The new policy aligns JBIC with Japan’s pledge, along with the Group of Seven countries, to end public finance for unabated coal projects overseas this year. While JBIC has not financed a coal-fired power plant since Vietnam’s Vung Ang 2 in December, Japanese public finance institutions have provided $10.9 billion for fossil fuels between 2018 and 2020. That was the second highest among the G-20 countries, according to a report by Oil Change International and Friends of the Earth.

“Although JBIC’s green bond framework excludes fossil fuels, JBIC will not be applauded if it continues financing new fossil fuel projects,” said Eri Watanabe, Japan finance campaigner at 350.org. On the same day as its ESG policy, JBIC announced financing of up to $850 million for an LNG project in Canada.

Gas will be part of JBIC’s “realistic plan” to support recipient countries with a more gradual transition from coal, said Sekine.

“Some countries need fossil fuels to get on the pathway to a low-carbon economy,” said Sekine. “Divestment is not a solution. We want to hear from host countries about what they want to do for these existing projects, and when they want to upgrade or introduce technology to reduce emissions, we would like to propose solutions or financial support.”

The bank plans to work with governments to improve the local conditions for low-carbon energy. Many recipient countries, particularly in Southeast Asia, have aging and disconnected grids with minimal power storage capacity.

“Japanese companies are very keen to invest in that, but the host countries should make an appropriate plan to attract private money by improving transmission lines,” Sekine said.

Due to their mandates, any climate ambition from public financial institutions such as JBIC and the U.S. Development Finance Corporation is limited to proposals by private companies. Sekine said the bank will not set a target number of projects or yen amount for green finance, instead allowing clients to submit plans to eventually align JBIC with a net zero portfolio by 2050.

“They’re ultimately trying to catalyze private sector investment and not leading investment,” said Courtney Weatherby, deputy director for Southeast Asia at the Stimson Center, a Washington think tank.

The impact of JBIC’s new policy will depend on what portion of JBIC commitments, totaling 1.68 trillion yen ($14.6 billion) in 2019, will be allocated to green finance relative to other instruments.
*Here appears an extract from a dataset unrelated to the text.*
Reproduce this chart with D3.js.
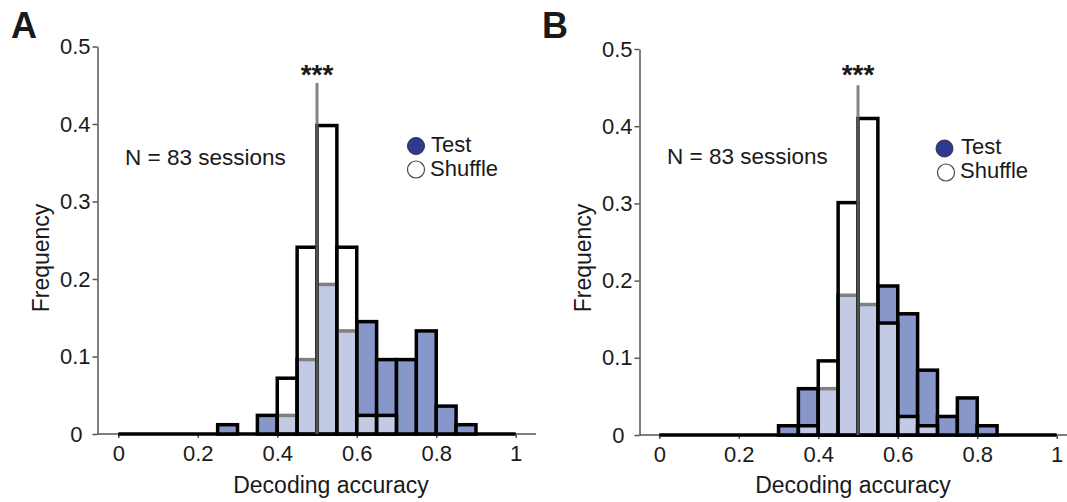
<!DOCTYPE html>
<html>
<head>
<meta charset="utf-8">
<script src="https://cdn.jsdelivr.net/npm/d3@7/dist/d3.min.js"></script>
<style>
  body { margin: 0; background: #fff; }
  svg text { font-family: "Liberation Sans", Arial, sans-serif; fill: #1a1a1a; }
</style>
</head>
<body>
<div id="container-div"></div>
<script>
// bin left edges (width 0.05)
var binStarts = [0, 0.05, 0.1, 0.15, 0.2, 0.25, 0.3, 0.35, 0.4, 0.45,
                 0.5, 0.55, 0.6, 0.65, 0.7, 0.75, 0.8, 0.85, 0.9, 0.95];
var binWidth = 0.05;

// panel A frequencies
var testA    = [0, 0, 0, 0, 0, 0.012, 0, 0.024, 0.024, 0.096,
                0.193, 0.133, 0.145, 0.096, 0.096, 0.133, 0.036, 0.012, 0, 0];
var shuffleA = [0, 0, 0, 0, 0, 0, 0, 0, 0.072, 0.241,
                0.398, 0.241, 0.024, 0.024, 0, 0, 0, 0, 0, 0];

// panel B frequencies
var testB    = [0, 0, 0, 0, 0, 0, 0.012, 0.060, 0.060, 0.181,
                0.169, 0.193, 0.157, 0.084, 0.024, 0.048, 0.012, 0, 0, 0];
var shuffleB = [0, 0, 0, 0, 0, 0, 0, 0.012, 0.096, 0.301,
                0.410, 0.145, 0.024, 0.012, 0, 0, 0, 0, 0, 0];

var yTicks = [0, 0.1, 0.2, 0.3, 0.4, 0.5];
var xTicks = [0, 0.2, 0.4, 0.6, 0.8, 1];
var chanceLevel = 0.5;
var chanceTop = 0.453;
var nText = "N = 83 sessions";
var legendLabels = ["Test", "Shuffle"];

var testColor = "#8797c9";
var legendBlue = "#2e3a8f";

let viz = d3.select("#container-div").append("svg")
    .attr("width", 1067)
    .attr("height", 502)
    .attr("id", "viz");

function fmt(d) {
    if (d === 0) return "0";
    if (d === 1) return "1";
    return d3.format(".1f")(d);
}

function drawPanel(p) {
    var x = d3.scaleLinear().domain([0, 1]).range([p.x0, p.x1]);
    var y = d3.scaleLinear().domain([0, 0.5]).range([p.yBase, p.yTop]);
    var g = viz.append("g");

    // x axis line (extends past 1)
    g.append("line")
        .attr("x1", p.axisX).attr("x2", p.xEnd)
        .attr("y1", p.yBase).attr("y2", p.yBase)
        .attr("stroke", "#555").attr("stroke-width", 1.5);

    var xa = g.append("g")
        .attr("transform", "translate(0," + p.yBase + ")")
        .call(d3.axisBottom(x).tickValues(xTicks).tickFormat(fmt)
            .tickSize(4).tickSizeOuter(0).tickPadding(8));
    xa.select(".domain").remove();
    xa.selectAll("line").attr("stroke", "#555").attr("stroke-width", 1.5);
    xa.selectAll("text").style("font-size", "22px").attr("fill", "#222")
        .attr("dy", "0.71em").attr("y", 11);

    var ya = g.append("g")
        .attr("transform", "translate(" + p.axisX + ",0)")
        .call(d3.axisLeft(y).tickValues(yTicks).tickFormat(fmt)
            .tickSize(5).tickSizeOuter(0).tickPadding(2));
    ya.select(".domain").attr("stroke", "#555").attr("stroke-width", 1.5);
    ya.selectAll("line").attr("stroke", "#555").attr("stroke-width", 1.5);
    ya.selectAll("text").style("font-size", "22px").attr("fill", "#222")
        .attr("dx", function(d) { return d === 0 ? -8 : 0; });

    var rows = binStarts.map(function(b, i) {
        return { start: b, test: p.test[i], shuffle: p.shuffle[i] };
    });

    // empty bins show as a thick black base from 0 to 1
    g.append("line")
        .attr("x1", x(binStarts[0]))
        .attr("x2", x(binStarts[binStarts.length - 1] + binWidth))
        .attr("y1", y(0)).attr("y2", y(0))
        .attr("stroke", "black").attr("stroke-width", 3.5);

    // test bars
    g.selectAll("rect.test").data(rows.filter(function(d) { return d.test > 0; })).enter()
        .append("rect")
        .attr("class", "test")
        .attr("x", function(d) { return x(d.start); })
        .attr("width", function(d) { return x(d.start + binWidth) - x(d.start); })
        .attr("y", function(d) { return y(d.test); })
        .attr("height", function(d) { return y(0) - y(d.test); })
        .attr("fill", testColor)
        .attr("stroke", "black")
        .attr("stroke-width", 3.5);

    // shuffle bars, half transparent white on top
    g.selectAll("rect.shuffle").data(rows.filter(function(d) { return d.shuffle > 0; })).enter()
        .append("rect")
        .attr("class", "shuffle")
        .attr("x", function(d) { return x(d.start); })
        .attr("width", function(d) { return x(d.start + binWidth) - x(d.start); })
        .attr("y", function(d) { return y(d.shuffle); })
        .attr("height", function(d) { return y(0) - y(d.shuffle); })
        .attr("fill", "white")
        .attr("fill-opacity", 0.5)
        .attr("stroke", "black")
        .attr("stroke-width", 3.5);

    // chance line
    g.append("line")
        .attr("x1", x(chanceLevel)).attr("x2", x(chanceLevel))
        .attr("y1", y(0)).attr("y2", y(chanceTop))
        .attr("stroke", "#666").attr("stroke-opacity", 0.8)
        .attr("stroke-width", 3);

    g.append("text")
        .attr("x", x(chanceLevel)).attr("y", 84)
        .attr("text-anchor", "middle")
        .style("font-size", "28px").style("font-weight", "bold")
        .text("***");

    g.append("text")
        .attr("x", p.nx).attr("y", p.ny)
        .style("font-size", "22.5px")
        .text(nText);

    // legend
    g.append("circle").attr("cx", p.leg[0][0]).attr("cy", p.leg[0][1]).attr("r", 8.5)
        .attr("fill", legendBlue).attr("stroke", "#333").attr("stroke-width", 1);
    g.append("circle").attr("cx", p.leg[1][0]).attr("cy", p.leg[1][1]).attr("r", 8.5)
        .attr("fill", "white").attr("stroke", "#444").attr("stroke-width", 1.2);
    g.append("text").attr("x", p.legText[0][0]).attr("y", p.legText[0][1])
        .style("font-size", "22px").text(legendLabels[0]);
    g.append("text").attr("x", p.legText[1][0]).attr("y", p.legText[1][1])
        .style("font-size", "22px").text(legendLabels[1]);

    // axis titles
    g.append("text")
        .attr("x", p.xLabelX).attr("y", 493)
        .attr("text-anchor", "middle")
        .style("font-size", "23px")
        .text("Decoding accuracy");
    g.append("text")
        .attr("transform", "translate(" + p.yLabelX + ",258) rotate(-90)")
        .attr("text-anchor", "middle")
        .style("font-size", "23px")
        .text("Frequency");

    // panel letter
    g.append("text")
        .attr("x", p.letterX).attr("y", 38)
        .style("font-size", "36px").style("font-weight", "bold")
        .attr("fill", "#000")
        .text(p.letter);
}

drawPanel({
    letter: "A", letterX: 11,
    test: testA, shuffle: shuffleA,
    axisX: 97.5, x0: 118.3, x1: 515.7, xEnd: 536,
    yBase: 434, yTop: 46.5,
    nx: 125, ny: 165,
    leg: [[416, 146], [416, 169.5]],
    legText: [[431, 151.5], [430, 175.5]],
    xLabelX: 331, yLabelX: 49
});

drawPanel({
    letter: "B", letterX: 542,
    test: testB, shuffle: shuffleB,
    axisX: 639.5, x0: 659.3, x1: 1056.7, xEnd: 1067,
    yBase: 435, yTop: 49,
    nx: 667, ny: 163.5,
    leg: [[944.5, 148.5], [946, 172.5]],
    legText: [[961, 154], [960, 178]],
    xLabelX: 853, yLabelX: 591
});
</script>
</body>
</html>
“If this green bond framework is just one of many options on the table, and the other options could support coal projects, then I think that significantly weakens the green bond framework here,” Weatherby added.
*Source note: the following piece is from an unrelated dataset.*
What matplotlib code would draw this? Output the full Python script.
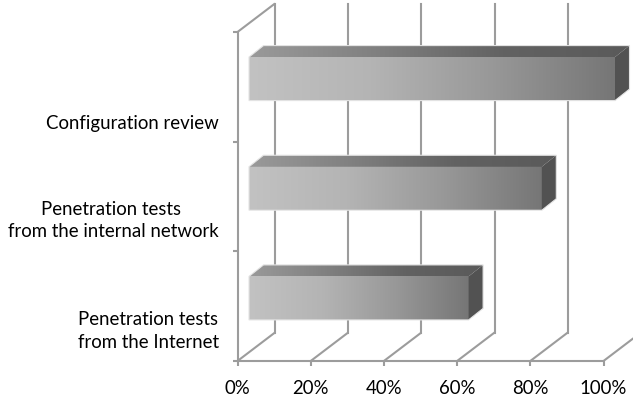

The word “unabated” in the G-7 pledge provided a carveout for Japanese exports of ultra-supercritical coal technology, which can be up to 45% more efficient than traditional alternatives. Japan also exports carbon capture, utilization and storage technology, and is looking to export dual fuel plants that burn coal with ammonia, which does not emit carbon dioxide.

“JBIC could provide more confidence that it will not unnecessarily prolong the life of coal power by detailing the conditions under which it would continue to finance new projects with CCUS technology or ammonia co-firing,” said Arup.